PROBLEM TO SOLVE
Below are entries; repeat exactly, and nothing else, the lines from the one holding "Rebuild this chart" through the one holding "injection_t = 300", inclusive. Leave the pictures out.

[Source code of charts]

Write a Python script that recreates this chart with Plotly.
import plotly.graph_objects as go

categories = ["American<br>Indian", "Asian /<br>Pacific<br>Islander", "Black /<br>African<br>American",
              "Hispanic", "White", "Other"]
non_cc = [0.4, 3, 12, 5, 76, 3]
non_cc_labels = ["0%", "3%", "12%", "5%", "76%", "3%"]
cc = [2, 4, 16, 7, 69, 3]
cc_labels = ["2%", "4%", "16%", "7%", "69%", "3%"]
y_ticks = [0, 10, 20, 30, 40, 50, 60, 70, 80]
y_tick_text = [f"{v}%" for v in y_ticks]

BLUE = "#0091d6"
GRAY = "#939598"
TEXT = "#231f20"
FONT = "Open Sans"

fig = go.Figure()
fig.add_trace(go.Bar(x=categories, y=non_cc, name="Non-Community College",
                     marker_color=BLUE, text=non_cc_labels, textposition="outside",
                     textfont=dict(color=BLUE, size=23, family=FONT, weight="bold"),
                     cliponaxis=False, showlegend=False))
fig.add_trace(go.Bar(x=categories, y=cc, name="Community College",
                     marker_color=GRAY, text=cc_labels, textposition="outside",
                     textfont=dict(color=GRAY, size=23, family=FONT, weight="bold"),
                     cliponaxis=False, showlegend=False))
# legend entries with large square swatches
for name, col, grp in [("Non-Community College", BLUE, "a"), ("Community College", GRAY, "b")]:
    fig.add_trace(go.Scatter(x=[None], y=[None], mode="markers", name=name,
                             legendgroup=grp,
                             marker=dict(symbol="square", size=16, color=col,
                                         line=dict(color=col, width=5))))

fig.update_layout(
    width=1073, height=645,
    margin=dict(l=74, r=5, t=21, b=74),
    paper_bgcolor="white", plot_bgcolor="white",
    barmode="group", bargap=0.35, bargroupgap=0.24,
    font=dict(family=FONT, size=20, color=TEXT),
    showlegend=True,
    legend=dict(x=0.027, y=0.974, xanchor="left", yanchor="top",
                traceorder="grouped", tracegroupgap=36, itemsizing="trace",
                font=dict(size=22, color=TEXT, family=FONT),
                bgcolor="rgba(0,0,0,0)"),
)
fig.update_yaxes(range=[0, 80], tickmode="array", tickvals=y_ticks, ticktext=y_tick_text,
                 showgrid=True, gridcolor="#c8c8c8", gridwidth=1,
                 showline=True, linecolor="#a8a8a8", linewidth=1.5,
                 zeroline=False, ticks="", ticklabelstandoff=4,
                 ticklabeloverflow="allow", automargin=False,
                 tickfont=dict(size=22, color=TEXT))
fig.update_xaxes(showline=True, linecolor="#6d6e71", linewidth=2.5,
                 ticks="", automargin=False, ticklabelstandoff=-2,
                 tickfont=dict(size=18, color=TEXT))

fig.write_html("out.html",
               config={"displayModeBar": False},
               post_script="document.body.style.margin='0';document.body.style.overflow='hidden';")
---
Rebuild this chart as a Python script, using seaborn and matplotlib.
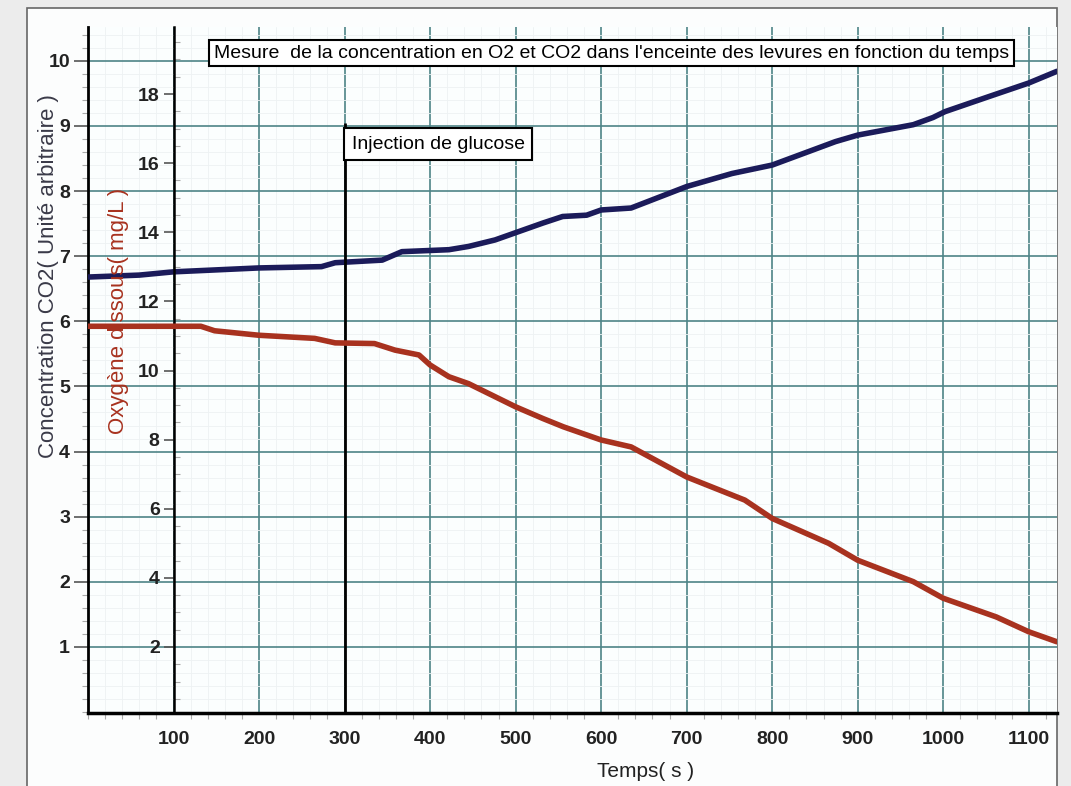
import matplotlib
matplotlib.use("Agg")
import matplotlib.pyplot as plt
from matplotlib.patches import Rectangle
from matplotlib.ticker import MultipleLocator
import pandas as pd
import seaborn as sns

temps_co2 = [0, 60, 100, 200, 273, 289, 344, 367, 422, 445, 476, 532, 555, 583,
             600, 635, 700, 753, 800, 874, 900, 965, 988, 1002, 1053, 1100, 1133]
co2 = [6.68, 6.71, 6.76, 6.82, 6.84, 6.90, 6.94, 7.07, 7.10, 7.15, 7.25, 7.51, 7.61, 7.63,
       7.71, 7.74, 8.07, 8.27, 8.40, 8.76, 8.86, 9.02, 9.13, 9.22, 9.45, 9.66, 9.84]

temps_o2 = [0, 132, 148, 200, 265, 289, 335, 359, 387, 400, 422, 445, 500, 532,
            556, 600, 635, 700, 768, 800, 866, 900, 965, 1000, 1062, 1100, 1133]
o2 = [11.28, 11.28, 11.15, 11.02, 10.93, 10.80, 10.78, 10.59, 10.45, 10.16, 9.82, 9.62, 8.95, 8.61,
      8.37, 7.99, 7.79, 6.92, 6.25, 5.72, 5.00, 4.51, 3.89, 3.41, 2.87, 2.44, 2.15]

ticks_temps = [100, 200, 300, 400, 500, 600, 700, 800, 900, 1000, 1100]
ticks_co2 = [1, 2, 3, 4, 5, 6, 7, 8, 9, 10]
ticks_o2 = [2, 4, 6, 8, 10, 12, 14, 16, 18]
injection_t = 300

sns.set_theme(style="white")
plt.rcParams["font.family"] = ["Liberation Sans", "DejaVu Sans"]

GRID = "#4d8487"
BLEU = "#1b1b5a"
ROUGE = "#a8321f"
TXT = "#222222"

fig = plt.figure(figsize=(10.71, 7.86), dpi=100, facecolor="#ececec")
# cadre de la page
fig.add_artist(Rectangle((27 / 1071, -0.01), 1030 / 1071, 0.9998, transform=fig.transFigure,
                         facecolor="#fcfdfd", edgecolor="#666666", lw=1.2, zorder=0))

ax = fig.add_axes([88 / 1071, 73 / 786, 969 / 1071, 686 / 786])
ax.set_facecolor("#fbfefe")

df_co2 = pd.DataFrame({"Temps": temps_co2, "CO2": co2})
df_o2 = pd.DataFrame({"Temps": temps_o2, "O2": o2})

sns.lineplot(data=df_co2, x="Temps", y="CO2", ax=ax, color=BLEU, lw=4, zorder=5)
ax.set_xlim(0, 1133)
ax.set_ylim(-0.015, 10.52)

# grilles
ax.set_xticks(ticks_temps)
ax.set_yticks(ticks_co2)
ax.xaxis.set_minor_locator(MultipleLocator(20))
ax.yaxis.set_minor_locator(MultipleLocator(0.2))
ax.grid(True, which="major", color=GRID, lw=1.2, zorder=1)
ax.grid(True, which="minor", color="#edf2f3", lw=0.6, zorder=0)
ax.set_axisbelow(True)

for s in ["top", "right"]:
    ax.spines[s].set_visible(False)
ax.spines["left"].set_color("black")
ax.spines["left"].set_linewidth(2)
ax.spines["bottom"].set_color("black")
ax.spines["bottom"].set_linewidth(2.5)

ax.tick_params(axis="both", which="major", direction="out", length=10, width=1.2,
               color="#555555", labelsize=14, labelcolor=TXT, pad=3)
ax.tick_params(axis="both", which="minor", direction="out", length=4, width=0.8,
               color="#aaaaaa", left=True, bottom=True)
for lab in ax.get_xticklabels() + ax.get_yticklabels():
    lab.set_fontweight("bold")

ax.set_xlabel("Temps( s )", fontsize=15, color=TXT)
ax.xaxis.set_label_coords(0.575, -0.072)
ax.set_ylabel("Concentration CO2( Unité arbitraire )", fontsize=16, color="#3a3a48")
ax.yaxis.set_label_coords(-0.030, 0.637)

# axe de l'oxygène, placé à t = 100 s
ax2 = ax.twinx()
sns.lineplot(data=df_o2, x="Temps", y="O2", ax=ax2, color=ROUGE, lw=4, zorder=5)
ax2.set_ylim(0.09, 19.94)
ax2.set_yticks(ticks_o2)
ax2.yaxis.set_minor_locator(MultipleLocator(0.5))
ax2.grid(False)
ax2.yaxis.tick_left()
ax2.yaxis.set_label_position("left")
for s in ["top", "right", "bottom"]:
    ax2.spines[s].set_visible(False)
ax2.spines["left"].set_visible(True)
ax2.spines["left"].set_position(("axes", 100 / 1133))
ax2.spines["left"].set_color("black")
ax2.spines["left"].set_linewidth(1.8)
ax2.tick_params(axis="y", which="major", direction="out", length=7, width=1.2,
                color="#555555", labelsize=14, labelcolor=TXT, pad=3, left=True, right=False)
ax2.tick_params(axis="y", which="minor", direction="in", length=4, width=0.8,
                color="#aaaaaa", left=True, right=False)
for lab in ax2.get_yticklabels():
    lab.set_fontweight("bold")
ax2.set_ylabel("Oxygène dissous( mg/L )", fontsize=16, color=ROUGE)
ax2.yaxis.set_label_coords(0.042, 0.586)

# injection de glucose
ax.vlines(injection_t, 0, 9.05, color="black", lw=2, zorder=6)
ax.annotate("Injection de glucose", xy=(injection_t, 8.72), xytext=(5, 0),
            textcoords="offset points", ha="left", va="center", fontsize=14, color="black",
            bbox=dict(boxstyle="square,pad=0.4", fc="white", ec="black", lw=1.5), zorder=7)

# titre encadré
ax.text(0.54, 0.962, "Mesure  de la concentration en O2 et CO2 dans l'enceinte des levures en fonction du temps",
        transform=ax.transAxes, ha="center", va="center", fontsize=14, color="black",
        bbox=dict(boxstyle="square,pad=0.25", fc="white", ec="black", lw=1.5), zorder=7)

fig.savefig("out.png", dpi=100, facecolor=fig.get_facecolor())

EXERCISE RESPONSE
Rebuild this chart as a Python script, using seaborn and matplotlib.
import matplotlib
matplotlib.use("Agg")
import matplotlib.pyplot as plt
from matplotlib.patches import Rectangle
from matplotlib.ticker import MultipleLocator
import pandas as pd
import seaborn as sns

temps_co2 = [0, 60, 100, 200, 273, 289, 344, 367, 422, 445, 476, 532, 555, 583,
             600, 635, 700, 753, 800, 874, 900, 965, 988, 1002, 1053, 1100, 1133]
co2 = [6.68, 6.71, 6.76, 6.82, 6.84, 6.90, 6.94, 7.07, 7.10, 7.15, 7.25, 7.51, 7.61, 7.63,
       7.71, 7.74, 8.07, 8.27, 8.40, 8.76, 8.86, 9.02, 9.13, 9.22, 9.45, 9.66, 9.84]

temps_o2 = [0, 132, 148, 200, 265, 289, 335, 359, 387, 400, 422, 445, 500, 532,
            556, 600, 635, 700, 768, 800, 866, 900, 965, 1000, 1062, 1100, 1133]
o2 = [11.28, 11.28, 11.15, 11.02, 10.93, 10.80, 10.78, 10.59, 10.45, 10.16, 9.82, 9.62, 8.95, 8.61,
      8.37, 7.99, 7.79, 6.92, 6.25, 5.72, 5.00, 4.51, 3.89, 3.41, 2.87, 2.44, 2.15]

ticks_temps = [100, 200, 300, 400, 500, 600, 700, 800, 900, 1000, 1100]
ticks_co2 = [1, 2, 3, 4, 5, 6, 7, 8, 9, 10]
ticks_o2 = [2, 4, 6, 8, 10, 12, 14, 16, 18]
injection_t = 300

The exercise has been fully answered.